### TASK PROMPT
From the first line of the listing below, retype each line up to and including the one with "from matplotlib.lines import Line2D"; pictures stay out.

-------

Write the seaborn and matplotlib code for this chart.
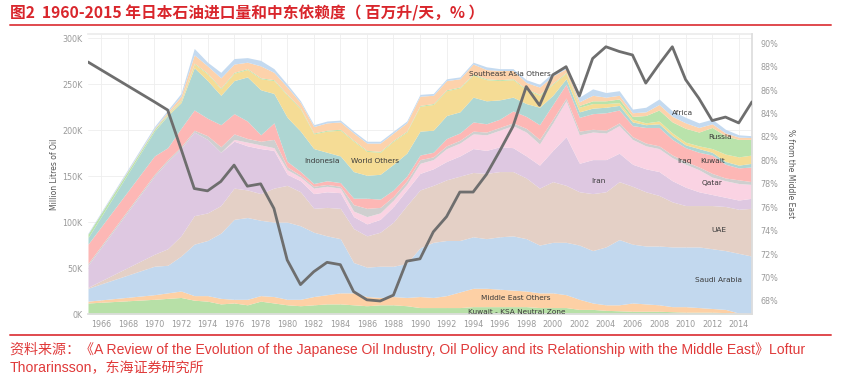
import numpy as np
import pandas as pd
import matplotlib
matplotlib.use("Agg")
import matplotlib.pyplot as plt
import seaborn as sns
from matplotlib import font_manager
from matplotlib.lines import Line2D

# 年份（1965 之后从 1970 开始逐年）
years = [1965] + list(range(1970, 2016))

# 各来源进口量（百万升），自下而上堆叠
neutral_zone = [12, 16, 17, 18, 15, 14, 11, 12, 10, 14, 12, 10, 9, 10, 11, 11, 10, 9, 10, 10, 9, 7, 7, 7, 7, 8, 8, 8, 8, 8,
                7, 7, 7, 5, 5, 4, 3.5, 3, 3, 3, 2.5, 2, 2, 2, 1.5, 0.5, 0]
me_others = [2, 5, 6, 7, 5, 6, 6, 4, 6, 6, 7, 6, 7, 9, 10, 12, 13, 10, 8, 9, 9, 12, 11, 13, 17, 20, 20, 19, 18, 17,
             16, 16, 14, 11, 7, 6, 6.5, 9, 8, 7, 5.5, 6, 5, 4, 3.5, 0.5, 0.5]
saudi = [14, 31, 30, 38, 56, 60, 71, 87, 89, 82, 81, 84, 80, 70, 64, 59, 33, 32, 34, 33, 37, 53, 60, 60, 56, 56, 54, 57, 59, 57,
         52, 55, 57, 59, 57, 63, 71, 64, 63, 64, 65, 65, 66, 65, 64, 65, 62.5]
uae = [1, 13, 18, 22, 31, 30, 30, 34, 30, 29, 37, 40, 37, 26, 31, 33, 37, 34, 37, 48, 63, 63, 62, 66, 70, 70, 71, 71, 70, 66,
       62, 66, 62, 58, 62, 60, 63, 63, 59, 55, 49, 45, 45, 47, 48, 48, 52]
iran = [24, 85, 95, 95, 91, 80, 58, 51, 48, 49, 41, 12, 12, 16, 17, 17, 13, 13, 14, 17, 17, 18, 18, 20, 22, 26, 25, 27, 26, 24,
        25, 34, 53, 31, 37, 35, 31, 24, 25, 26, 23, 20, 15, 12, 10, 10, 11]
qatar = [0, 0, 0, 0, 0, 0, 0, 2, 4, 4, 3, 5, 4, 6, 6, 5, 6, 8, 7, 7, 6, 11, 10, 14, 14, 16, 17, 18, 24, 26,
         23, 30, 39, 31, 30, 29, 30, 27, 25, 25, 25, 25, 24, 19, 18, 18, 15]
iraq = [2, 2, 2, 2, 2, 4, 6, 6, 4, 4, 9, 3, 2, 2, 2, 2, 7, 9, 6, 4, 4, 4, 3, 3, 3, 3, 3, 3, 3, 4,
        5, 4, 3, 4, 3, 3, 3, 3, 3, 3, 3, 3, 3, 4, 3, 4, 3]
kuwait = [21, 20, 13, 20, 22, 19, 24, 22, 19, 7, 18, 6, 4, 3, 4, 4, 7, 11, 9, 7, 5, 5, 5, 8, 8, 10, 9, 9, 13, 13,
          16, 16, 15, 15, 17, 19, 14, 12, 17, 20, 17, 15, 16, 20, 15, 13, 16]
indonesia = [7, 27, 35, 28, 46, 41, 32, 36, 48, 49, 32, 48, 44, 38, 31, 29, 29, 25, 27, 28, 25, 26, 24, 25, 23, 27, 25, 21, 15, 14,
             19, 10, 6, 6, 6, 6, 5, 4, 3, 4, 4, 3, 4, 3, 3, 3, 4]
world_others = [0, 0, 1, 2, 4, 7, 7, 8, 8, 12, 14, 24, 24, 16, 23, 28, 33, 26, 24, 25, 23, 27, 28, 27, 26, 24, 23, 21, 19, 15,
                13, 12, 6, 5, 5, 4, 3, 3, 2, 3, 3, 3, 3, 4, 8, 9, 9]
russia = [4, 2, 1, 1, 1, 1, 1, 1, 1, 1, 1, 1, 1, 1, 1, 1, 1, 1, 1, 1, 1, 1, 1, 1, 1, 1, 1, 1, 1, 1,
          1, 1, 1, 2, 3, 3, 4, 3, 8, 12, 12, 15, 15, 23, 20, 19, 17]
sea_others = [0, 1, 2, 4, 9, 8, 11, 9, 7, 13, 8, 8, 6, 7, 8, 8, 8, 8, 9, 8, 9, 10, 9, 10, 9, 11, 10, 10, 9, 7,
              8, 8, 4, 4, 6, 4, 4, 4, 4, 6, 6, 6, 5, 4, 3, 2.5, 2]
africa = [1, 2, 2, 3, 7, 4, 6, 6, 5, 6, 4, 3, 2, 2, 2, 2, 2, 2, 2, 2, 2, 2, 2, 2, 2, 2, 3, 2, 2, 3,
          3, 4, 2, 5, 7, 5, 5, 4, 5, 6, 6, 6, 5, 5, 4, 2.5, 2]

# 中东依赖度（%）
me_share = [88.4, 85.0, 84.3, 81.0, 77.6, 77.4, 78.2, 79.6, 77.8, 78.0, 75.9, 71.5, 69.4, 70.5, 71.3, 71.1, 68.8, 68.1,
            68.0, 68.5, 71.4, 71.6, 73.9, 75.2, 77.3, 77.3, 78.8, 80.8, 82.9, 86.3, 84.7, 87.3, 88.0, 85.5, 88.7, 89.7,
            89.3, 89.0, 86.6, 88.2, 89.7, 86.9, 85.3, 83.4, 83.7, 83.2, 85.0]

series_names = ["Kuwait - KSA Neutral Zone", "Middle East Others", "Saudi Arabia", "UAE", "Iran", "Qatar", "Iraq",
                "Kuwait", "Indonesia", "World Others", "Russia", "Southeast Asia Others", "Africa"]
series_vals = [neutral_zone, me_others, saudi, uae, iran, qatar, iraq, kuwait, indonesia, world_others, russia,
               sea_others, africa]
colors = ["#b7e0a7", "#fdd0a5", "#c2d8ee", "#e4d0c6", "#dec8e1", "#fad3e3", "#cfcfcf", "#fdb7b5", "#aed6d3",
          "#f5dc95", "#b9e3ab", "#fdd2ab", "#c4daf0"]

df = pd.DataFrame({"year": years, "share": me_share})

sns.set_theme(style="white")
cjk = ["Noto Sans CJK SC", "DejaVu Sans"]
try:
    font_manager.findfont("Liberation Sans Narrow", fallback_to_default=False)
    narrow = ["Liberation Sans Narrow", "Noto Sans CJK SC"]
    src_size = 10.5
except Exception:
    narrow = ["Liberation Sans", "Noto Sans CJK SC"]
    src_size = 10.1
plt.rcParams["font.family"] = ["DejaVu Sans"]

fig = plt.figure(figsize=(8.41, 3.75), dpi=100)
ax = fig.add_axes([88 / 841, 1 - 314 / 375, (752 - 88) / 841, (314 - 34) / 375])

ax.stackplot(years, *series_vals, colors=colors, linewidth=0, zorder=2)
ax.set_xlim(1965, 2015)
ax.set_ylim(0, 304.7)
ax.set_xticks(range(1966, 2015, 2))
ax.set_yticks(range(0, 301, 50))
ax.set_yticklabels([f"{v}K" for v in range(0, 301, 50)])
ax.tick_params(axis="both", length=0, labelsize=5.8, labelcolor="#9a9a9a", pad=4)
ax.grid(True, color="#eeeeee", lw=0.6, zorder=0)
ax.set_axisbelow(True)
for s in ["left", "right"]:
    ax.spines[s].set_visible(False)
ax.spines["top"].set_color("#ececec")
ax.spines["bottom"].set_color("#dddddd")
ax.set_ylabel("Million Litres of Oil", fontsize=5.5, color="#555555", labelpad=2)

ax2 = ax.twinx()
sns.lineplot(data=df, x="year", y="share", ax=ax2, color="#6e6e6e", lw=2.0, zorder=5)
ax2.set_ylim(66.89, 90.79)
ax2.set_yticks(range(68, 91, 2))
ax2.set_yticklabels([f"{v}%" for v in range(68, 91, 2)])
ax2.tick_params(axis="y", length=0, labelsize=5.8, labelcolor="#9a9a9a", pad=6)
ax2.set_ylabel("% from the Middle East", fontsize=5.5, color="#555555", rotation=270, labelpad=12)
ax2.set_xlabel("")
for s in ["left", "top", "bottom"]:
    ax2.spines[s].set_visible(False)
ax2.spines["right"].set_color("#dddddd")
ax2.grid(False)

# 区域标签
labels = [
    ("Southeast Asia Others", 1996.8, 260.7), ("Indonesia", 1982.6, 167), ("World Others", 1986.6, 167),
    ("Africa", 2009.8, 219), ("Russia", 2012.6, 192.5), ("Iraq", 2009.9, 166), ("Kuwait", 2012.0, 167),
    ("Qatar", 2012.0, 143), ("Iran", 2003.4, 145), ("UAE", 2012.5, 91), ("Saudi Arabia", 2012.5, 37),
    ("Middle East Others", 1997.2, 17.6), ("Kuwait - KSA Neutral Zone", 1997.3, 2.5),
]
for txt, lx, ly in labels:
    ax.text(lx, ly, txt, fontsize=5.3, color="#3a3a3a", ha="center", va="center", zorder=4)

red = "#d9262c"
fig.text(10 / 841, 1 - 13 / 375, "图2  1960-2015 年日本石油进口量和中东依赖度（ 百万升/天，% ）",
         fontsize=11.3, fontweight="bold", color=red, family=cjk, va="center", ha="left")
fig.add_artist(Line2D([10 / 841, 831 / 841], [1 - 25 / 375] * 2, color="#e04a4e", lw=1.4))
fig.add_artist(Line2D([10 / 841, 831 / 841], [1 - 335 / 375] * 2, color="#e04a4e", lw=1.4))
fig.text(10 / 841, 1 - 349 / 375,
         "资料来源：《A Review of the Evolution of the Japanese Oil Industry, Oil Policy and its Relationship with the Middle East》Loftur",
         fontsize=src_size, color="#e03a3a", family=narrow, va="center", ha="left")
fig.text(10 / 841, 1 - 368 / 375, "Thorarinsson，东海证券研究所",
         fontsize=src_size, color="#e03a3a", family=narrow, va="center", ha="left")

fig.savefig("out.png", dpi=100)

-------

### RESULT FOR THIS EXERCISE
Write the seaborn and matplotlib code for this chart.
import numpy as np
import pandas as pd
import matplotlib
matplotlib.use("Agg")
import matplotlib.pyplot as plt
import seaborn as sns
from matplotlib import font_manager
from matplotlib.lines import Line2D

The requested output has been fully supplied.